Dataset entries:
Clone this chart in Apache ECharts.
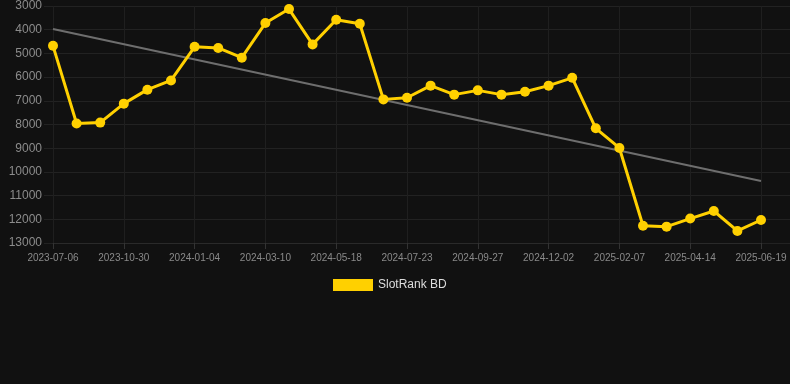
<!DOCTYPE html>
<html>
<head>
    <meta charset="utf-8">
    <script src="https://cdn.jsdelivr.net/npm/echarts@6/dist/echarts.min.js"></script>
</head>
<style>
    *{
        margin:0;
        padding:0;
    }
    body{
        background:#111111;
    }
</style>
<body>
<div id="main" style="width:790px;height:384px;"></div>
<script type="text/javascript">
    // dates (only every 3rd one is shown on the axis)
    var dates = [
        "2023-07-06","2023-08-14","2023-09-22","2023-10-30","2023-11-21","2023-12-13",
        "2024-01-04","2024-01-26","2024-02-17","2024-03-10","2024-04-02","2024-04-25",
        "2024-05-18","2024-06-09","2024-07-01","2024-07-23","2024-08-14","2024-09-05",
        "2024-09-27","2024-10-19","2024-11-10","2024-12-02","2024-12-24","2025-01-15",
        "2025-02-07","2025-03-01","2025-03-23","2025-04-14","2025-05-06","2025-05-28",
        "2025-06-19"
    ];
    var rankBD = [
        4680, 7960, 7920, 7120, 6530, 6140,
        4720, 4770, 5180, 3720, 3130, 4620,
        3580, 3750, 6940, 6870, 6360, 6740,
        6560, 6740, 6620, 6360, 6030, 8160,
        8990, 12270, 12310, 11970, 11650, 12490,
        12030
    ];
    // trend line end points
    var trendStart = 3970;
    var trendEnd = 10380;
    var trend = dates.map(function (d, i) {
        if (i === 0) return trendStart;
        if (i === dates.length - 1) return trendEnd;
        return null;
    });
    var yMin = 3000, yMax = 13000, yStep = 1000;

    var myChart = echarts.init(document.getElementById("main"));

    var option = {
        backgroundColor: '#111111',
        animation: false,
        grid: [
            {left: 53, right: 29, top: 6, bottom: 141},
            {left: 44, right: 0, top: 6, bottom: 141}
        ],
        legend: {
            data: ['SlotRank BD'],
            bottom: 88,
            left: 328,
            itemWidth: 40,
            itemHeight: 12,
            icon: 'rect',
            textStyle: {color: '#dddddd', fontSize: 12, fontFamily: 'Arial'}
        },
        xAxis: [
            {
                type: 'category',
                gridIndex: 0,
                boundaryGap: false,
                data: dates,
                axisLine: {lineStyle: {color: '#2a2a2a'}},
                axisTick: {show: true, interval: 2, length: 6, lineStyle: {color: '#333333'}},
                axisLabel: {interval: 2, color: '#8a8a8a', fontSize: 10, margin: 10, fontFamily: 'Arial'},
                splitLine: {show: true, interval: 2, lineStyle: {color: '#1f1f1f'}}
            },
            {
                type: 'value',
                gridIndex: 1,
                min: 0,
                max: 1,
                show: false
            }
        ],
        yAxis: [
            {
                type: 'value',
                gridIndex: 0,
                inverse: true,
                min: yMin,
                max: yMax,
                interval: yStep,
                axisLine: {show: false},
                axisTick: {show: false},
                axisLabel: {
                    color: '#8c8c8c', fontSize: 12, margin: 11, fontFamily: 'Arial',
                    formatter: function (v) { return String(v); }
                },
                splitLine: {show: false}
            },
            {
                type: 'value',
                gridIndex: 1,
                inverse: true,
                min: yMin,
                max: yMax,
                interval: yStep,
                axisLine: {show: false},
                axisTick: {show: false},
                axisLabel: {show: false},
                splitLine: {show: true, lineStyle: {color: '#222222'}}
            }
        ],
        series: [
            {
                name: 'trend',
                type: 'line',
                xAxisIndex: 0,
                yAxisIndex: 0,
                data: trend,
                connectNulls: true,
                showSymbol: false,
                symbol: 'none',
                lineStyle: {color: '#6e6e6e', width: 2},
                z: 2
            },
            {
                name: 'SlotRank BD',
                type: 'line',
                xAxisIndex: 0,
                yAxisIndex: 0,
                data: rankBD,
                symbol: 'circle',
                symbolSize: 10,
                itemStyle: {color: '#FFD000'},
                lineStyle: {color: '#FFD000', width: 3},
                z: 3
            }
        ]
    };

    myChart.setOption(option);
</script>
</body>
</html>
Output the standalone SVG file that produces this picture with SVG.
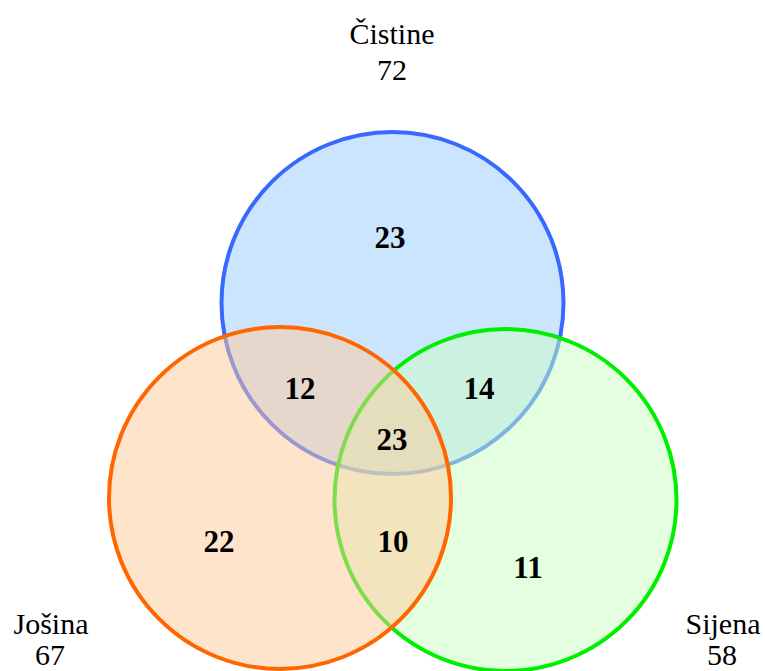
<svg xmlns="http://www.w3.org/2000/svg" width="765" height="671" viewBox="0 0 765 671">
<style>
.lbl{font-family:"Liberation Serif","Times New Roman",serif;font-size:30px;fill:#000;text-anchor:middle}
.num{font-family:"Liberation Serif","Times New Roman",serif;font-size:31px;font-weight:bold;fill:#000;text-anchor:middle}
.c{stroke-width:4}
</style>
<rect width="765" height="671" fill="#ffffff"/>
<g id="set-cistine">
<circle class="c" cx="392.5" cy="303" r="171" fill="#cce5ff" stroke="#3769ff"/>
</g>
<g id="set-sijena">
<circle class="c" cx="505.5" cy="500" r="171" fill="#c9ffc1" fill-opacity="0.5" stroke="#00ee00"/>
</g>
<g id="set-josina">
<circle class="c" cx="280" cy="498" r="171" fill="#ffc999" fill-opacity="0.5" stroke="#ff6600"/>
</g>
<g id="labels">
<text class="lbl" x="392" y="44">Čistine</text>
<text class="lbl" x="392" y="80">72</text>
<text class="lbl" x="51" y="634">Jošina</text>
<text class="lbl" x="50" y="665">67</text>
<text class="lbl" x="723" y="634">Sijena</text>
<text class="lbl" x="722" y="665">58</text>
</g>
<g id="counts">
<text class="num" x="390" y="248">23</text>
<text class="num" x="300" y="399">12</text>
<text class="num" x="479" y="399">14</text>
<text class="num" x="392" y="450">23</text>
<text class="num" x="219" y="552">22</text>
<text class="num" x="393" y="552">10</text>
<text class="num" x="528" y="578">11</text>
</g>
</svg>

_Set problem_:
Omit the pictures. Output every record above word for word.

_Task response_:
Clone this chart in Apache ECharts.
<!DOCTYPE html>
<html>
<head>
    <meta charset="utf-8">
    <script src="https://cdn.jsdelivr.net/npm/echarts@6/dist/echarts.min.js"></script>
</head>
<style>
    *{
        margin:0;
        padding:0;
    }
    body{
        background:#111111;
    }
</style>
<body>
<div id="main" style="width:790px;height:384px;"></div>
<script type="text/javascript">
    // dates (only every 3rd one is shown on the axis)
    var dates = [
        "2023-07-06","2023-08-14","2023-09-22","2023-10-30","2023-11-21","2023-12-13",
        "2024-01-04","2024-01-26","2024-02-17","2024-03-10","2024-04-02","2024-04-25",
        "2024-05-18","2024-06-09","2024-07-01","2024-07-23","2024-08-14","2024-09-05",
        "2024-09-27","2024-10-19","2024-11-10","2024-12-02","2024-12-24","2025-01-15",
        "2025-02-07","2025-03-01","2025-03-23","2025-04-14","2025-05-06","2025-05-28",
        "2025-06-19"
    ];
    var rankBD = [
        4680, 7960, 7920, 7120, 6530, 6140,
        4720, 4770, 5180, 3720, 3130, 4620,
        3580, 3750, 6940, 6870, 6360, 6740,
        6560, 6740, 6620, 6360, 6030, 8160,
        8990, 12270, 12310, 11970, 11650, 12490,
        12030
    ];
    // trend line end points
    var trendStart = 3970;
    var trendEnd = 10380;
    var trend = dates.map(function (d, i) {
        if (i === 0) return trendStart;
        if (i === dates.length - 1) return trendEnd;
        return null;
    });
    var yMin = 3000, yMax = 13000, yStep = 1000;

    var myChart = echarts.init(document.getElementById("main"));

    var option = {
        backgroundColor: '#111111',
        animation: false,
        grid: [
            {left: 53, right: 29, top: 6, bottom: 141},
            {left: 44, right: 0, top: 6, bottom: 141}
        ],
        legend: {
            data: ['SlotRank BD'],
            bottom: 88,
            left: 328,
            itemWidth: 40,
            itemHeight: 12,
            icon: 'rect',
            textStyle: {color: '#dddddd', fontSize: 12, fontFamily: 'Arial'}
        },
        xAxis: [
            {
                type: 'category',
                gridIndex: 0,
                boundaryGap: false,
                data: dates,
                axisLine: {lineStyle: {color: '#2a2a2a'}},
                axisTick: {show: true, interval: 2, length: 6, lineStyle: {color: '#333333'}},
                axisLabel: {interval: 2, color: '#8a8a8a', fontSize: 10, margin: 10, fontFamily: 'Arial'},
                splitLine: {show: true, interval: 2, lineStyle: {color: '#1f1f1f'}}
            },
            {
                type: 'value',
                gridIndex: 1,
                min: 0,
                max: 1,
                show: false
            }
        ],
        yAxis: [
            {
                type: 'value',
                gridIndex: 0,
                inverse: true,
                min: yMin,
                max: yMax,
                interval: yStep,
                axisLine: {show: false},
                axisTick: {show: false},
                axisLabel: {
                    color: '#8c8c8c', fontSize: 12, margin: 11, fontFamily: 'Arial',
                    formatter: function (v) { return String(v); }
                },
                splitLine: {show: false}
            },
            {
                type: 'value',
                gridIndex: 1,
                inverse: true,
                min: yMin,
                max: yMax,
                interval: yStep,
                axisLine: {show: false},
                axisTick: {show: false},
                axisLabel: {show: false},
                splitLine: {show: true, lineStyle: {color: '#222222'}}
            }
        ],
        series: [
            {
                name: 'trend',
                type: 'line',
                xAxisIndex: 0,
                yAxisIndex: 0,
                data: trend,
                connectNulls: true,
                showSymbol: false,
                symbol: 'none',
                lineStyle: {color: '#6e6e6e', width: 2},
                z: 2
            },
            {
                name: 'SlotRank BD',
                type: 'line',
                xAxisIndex: 0,
                yAxisIndex: 0,
                data: rankBD,
                symbol: 'circle',
                symbolSize: 10,
                itemStyle: {color: '#FFD000'},
                lineStyle: {color: '#FFD000', width: 3},
                z: 3
            }
        ]
    };

    myChart.setOption(option);
</script>
</body>
</html>
Output the standalone SVG file that produces this picture with SVG.
<svg xmlns="http://www.w3.org/2000/svg" width="765" height="671" viewBox="0 0 765 671">
<style>
.lbl{font-family:"Liberation Serif","Times New Roman",serif;font-size:30px;fill:#000;text-anchor:middle}
.num{font-family:"Liberation Serif","Times New Roman",serif;font-size:31px;font-weight:bold;fill:#000;text-anchor:middle}
.c{stroke-width:4}
</style>
<rect width="765" height="671" fill="#ffffff"/>
<g id="set-cistine">
<circle class="c" cx="392.5" cy="303" r="171" fill="#cce5ff" stroke="#3769ff"/>
</g>
<g id="set-sijena">
<circle class="c" cx="505.5" cy="500" r="171" fill="#c9ffc1" fill-opacity="0.5" stroke="#00ee00"/>
</g>
<g id="set-josina">
<circle class="c" cx="280" cy="498" r="171" fill="#ffc999" fill-opacity="0.5" stroke="#ff6600"/>
</g>
<g id="labels">
<text class="lbl" x="392" y="44">Čistine</text>
<text class="lbl" x="392" y="80">72</text>
<text class="lbl" x="51" y="634">Jošina</text>
<text class="lbl" x="50" y="665">67</text>
<text class="lbl" x="723" y="634">Sijena</text>
<text class="lbl" x="722" y="665">58</text>
</g>
<g id="counts">
<text class="num" x="390" y="248">23</text>
<text class="num" x="300" y="399">12</text>
<text class="num" x="479" y="399">14</text>
<text class="num" x="392" y="450">23</text>
<text class="num" x="219" y="552">22</text>
<text class="num" x="393" y="552">10</text>
<text class="num" x="528" y="578">11</text>
</g>
</svg>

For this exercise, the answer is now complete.